Dynamic Solutions and Instabilities of the Four-wave Mixing Interaction Utilising the Underlying SU(2) Group Symmetry

Optical phase conjugation is an important nonlinear process, with many applications in the areas of optical communications and optical processing. This is as a result of the wave-front correction properties that phase conjugation offers and this has generated much interest in the area. A common method of producing phase conjugated wavefronts is the four-wave mixing interaction and many publications on the steady state solution to this problem have appeared over the last decade. More recently, however, interest has been focussed upon the temporal behaviour of four-wave mixing systems, with instabilities and chaos being both demonstrated by Gauthier et al [1] and predicted by Królikowski et al [2]. To date, the analysis for the temporal behaviour of anisotropic four wave mixing, in the transmission grating regime, has involved the direct numerical integration of the equations describing four wave mixing. This analysis however, does not utilise the symmetries of the four wave mixing process, and thus results in a more complex problem. Through exploitation of these symmetries the complexity of the problem has been reduced from one containing four complex variables, to one containing three real variables. This has been accomplished through the use of the Special Unitary Group 2, a group providing a two dimensional matrix, whose elements are functions of three real variables.

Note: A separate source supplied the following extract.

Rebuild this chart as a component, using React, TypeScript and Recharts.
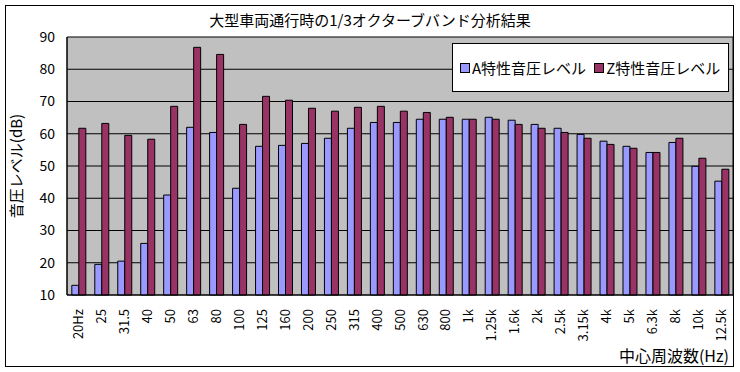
import { BarChart, Bar, XAxis, YAxis, CartesianGrid } from "recharts";

const bands = [
  "20Hz", "25", "31.5", "40", "50", "63", "80", "100", "125", "160",
  "200", "250", "315", "400", "500", "630", "800", "1k", "1.25k", "1.6k",
  "2k", "2.5k", "3.15k", "4k", "5k", "6.3k", "8k", "10k", "12.5k",
];

const aWeighted = [
  13.0, 19.5, 20.5, 26.0, 41.0, 62.0, 60.4, 43.1, 56.1, 56.4,
  57.0, 58.6, 61.7, 63.5, 63.5, 64.5, 64.5, 64.5, 65.1, 64.2,
  62.9, 61.7, 59.8, 57.7, 56.1, 54.2, 57.3, 49.9, 45.3,
];

const zWeighted = [
  61.7, 63.2, 59.5, 58.3, 68.5, 86.8, 84.6, 62.9, 71.6, 70.4,
  67.9, 67.0, 68.2, 68.5, 67.0, 66.6, 65.1, 64.5, 64.5, 62.9,
  61.7, 60.4, 58.6, 56.7, 55.5, 54.2, 58.6, 52.4, 49.0,
];

const yTicks = [10, 20, 30, 40, 50, 60, 70, 80, 90];

const seriesA = "A特性音圧レベル";
const seriesZ = "Z特性音圧レベル";

const FONT = "'Noto Sans CJK JP', 'Noto Sans', sans-serif";

const data = bands.map((band, i) => ({ band, a: aWeighted[i], z: zWeighted[i] }));

// vertical tick labels, reading bottom to top, top-aligned under the axis
function BandTick({ x, y, payload }: { x?: number; y?: number; payload?: { value: string } }) {
  const ty = (y ?? 0) + 6;
  return (
    <text
      x={x}
      y={ty}
      transform={`rotate(-90, ${x}, ${ty})`}
      textAnchor="end"
      dy="0.35em"
      fontSize={13}
      fontFamily={FONT}
      fill="#000"
    >
      {payload?.value}
    </text>
  );
}

function LegendBox() {
  const items = [
    { name: seriesA, color: "#9999FF" },
    { name: seriesZ, color: "#993366" },
  ];
  return (
    <div style={{
      position: "absolute", left: 452, top: 43, width: 277, height: 49,
      border: "1px solid #000", background: "#fff", boxSizing: "border-box",
      display: "flex", alignItems: "center", paddingLeft: 7,
      fontFamily: FONT, fontSize: 15, whiteSpace: "nowrap",
    }}>
      {items.map((it) => (
        <div key={it.name} style={{ display: "flex", alignItems: "center", marginRight: 8 }}>
          <span style={{ width: 8, height: 8, background: it.color, border: "1px solid #000", marginRight: 2 }} />
          <span>{it.name}</span>
        </div>
      ))}
    </div>
  );
}

export default function App() {
  return (
    <div style={{ position: "absolute", left: 0, top: 0, width: 740, height: 372, background: "#fff", fontFamily: FONT }}>
      <div style={{
        position: "absolute", left: 5, top: 5, width: 729, height: 362,
        border: "1px solid #000", boxSizing: "border-box",
      }} />
      <div style={{
        position: "absolute", left: 0, top: 9, width: 740, textAlign: "center",
        fontSize: 15, color: "#000",
      }}>
        大型車両通行時の1/3オクターブバンド分析結果
      </div>
      <BarChart
        width={740}
        height={372}
        data={data}
        margin={{ top: 37, right: 7, left: 5, bottom: 6 }}
        barCategoryGap="21%"
        barGap={0}
        style={{ position: "absolute", left: 0, top: 0 }}
      >
        <CartesianGrid
          stroke="#000"
          fill="#C0C0C0"
          fillOpacity={1}
          verticalCoordinatesGenerator={({ offset }: any) => [offset.left, offset.left + offset.width]}
        />
        <XAxis
          dataKey="band"
          height={71}
          interval={0}
          tick={<BandTick />}
          tickLine={false}
          axisLine={{ stroke: "#000" }}
          label={{
            value: "中心周波数(Hz)",
            position: "insideBottomRight",
            offset: 4,
            style: { fontSize: 16, fill: "#000", fontFamily: FONT },
          }}
        />
        <YAxis
          width={62}
          domain={[10, 90]}
          ticks={yTicks}
          interval={0}
          tickLine={false}
          axisLine={{ stroke: "#000" }}
          tick={{ fontSize: 14, fill: "#000", fontFamily: FONT }}
          tickMargin={6}
          label={{
            value: "音圧レベル(dB)",
            angle: -90,
            position: "insideLeft",
            offset: 12,
            style: { fontSize: 15, fill: "#000", textAnchor: "middle", fontFamily: FONT },
          }}
        />
        <Bar dataKey="a" name={seriesA} fill="#9999FF" stroke="#000" strokeWidth={1} isAnimationActive={false} />
        <Bar dataKey="z" name={seriesZ} fill="#993366" stroke="#000" strokeWidth={1} isAnimationActive={false} />
      </BarChart>
      <LegendBox />
    </div>
  );
}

The multiplication of this matrix, together with one containing the boundary conditions for the problem, thus enables the four complex beam amplitudes to be reexpressed in terms of three real quantities. Using this technique, the temporal nature of anisotropic four wave mixing has been studied, and shown under certain conditions, to exhibit chaotic behaviour when an electric field is present. The effect of any material absorption on the chaotic nature is also demonstrated.